4 published verifications about Organisation For Economic Co-Operation And Development Organisation For Economic Co-Operation And Development ×
“Australia’s per-capita greenhouse gas emissions exceed 20 tCO2e in OECD datasets.”
Official OECD greenhouse-gas-per-capita series for Australia are above 20 tCO2e, including roughly 21.7 tCO2e in 2022 and 22.4 tCO2e in 2018. The strongest support comes from OECD’s own AIR_GHG data and is consistent with UNFCCC inventories. Lower figures seen elsewhere usually refer to CO2-only measures or different scopes, not the OECD total-GHG metric at issue.
“Using OECD Better Life Index data collected between 2016 and 2026, a majority of Western European countries score better than the United States on a majority of the OECD Better Life Index quality-of-life metrics.”
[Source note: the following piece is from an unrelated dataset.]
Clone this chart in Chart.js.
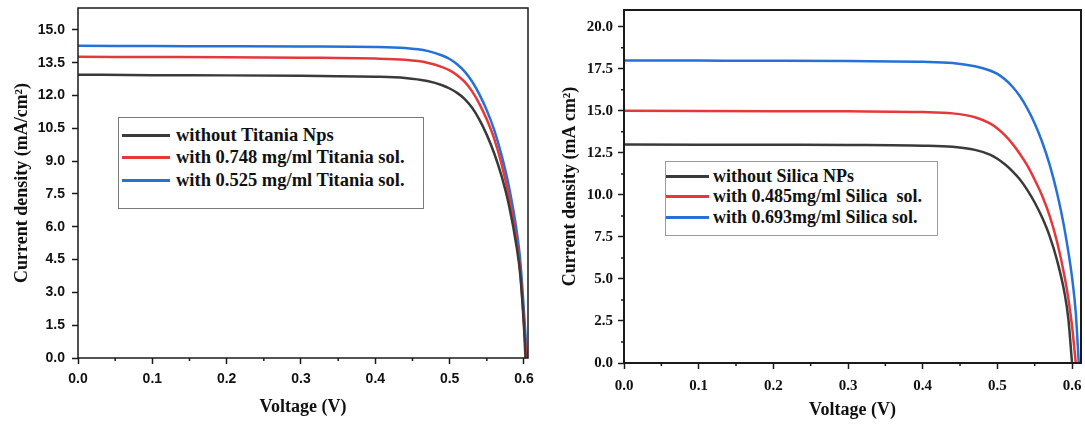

The claim overstates what the available evidence shows. OECD Better Life Index data are relevant, but the cited record does not provide the necessary country-by-country, metric-by-metric proof that a majority of Western European countries outperform the United States on a majority of BLI measures across 2016–2026. The scope of "Western Europe" is also unclear, and U.S. strengths on several BLI dimensions could change the result.
“In most OECD member-country electricity markets, the levelized cost of energy for new utility-scale solar photovoltaic power and new onshore wind power is lower than the levelized cost of energy for new natural-gas combined-cycle power plants.”
Available high-quality evidence supports the claim’s broad direction: new onshore wind, and often utility-scale solar, usually have lower project-level LCOE than new gas combined-cycle plants across much of the OECD. OECD cross-country data, plus recent U.S. and European studies, point the same way. The main limitation is incomplete OECD-wide coverage, and solar’s advantage depends more on local sunlight and gas-price conditions.
“The Organisation for Economic Co-operation and Development (OECD) has issued a warning that children's data requires special protection due to the potential for misuse to have lifelong consequences.”
The OECD has indeed formally called for special protection of children's personal data and recognized that misuse can cause serious, long-term harms—making the claim substantively accurate. However, the specific phrase "lifelong consequences" does not appear verbatim in OECD documents; the closest such language comes from the European Data Protection Board. The claim is a reasonable paraphrase of the OECD's position but slightly overstates the explicitness of the organization's wording.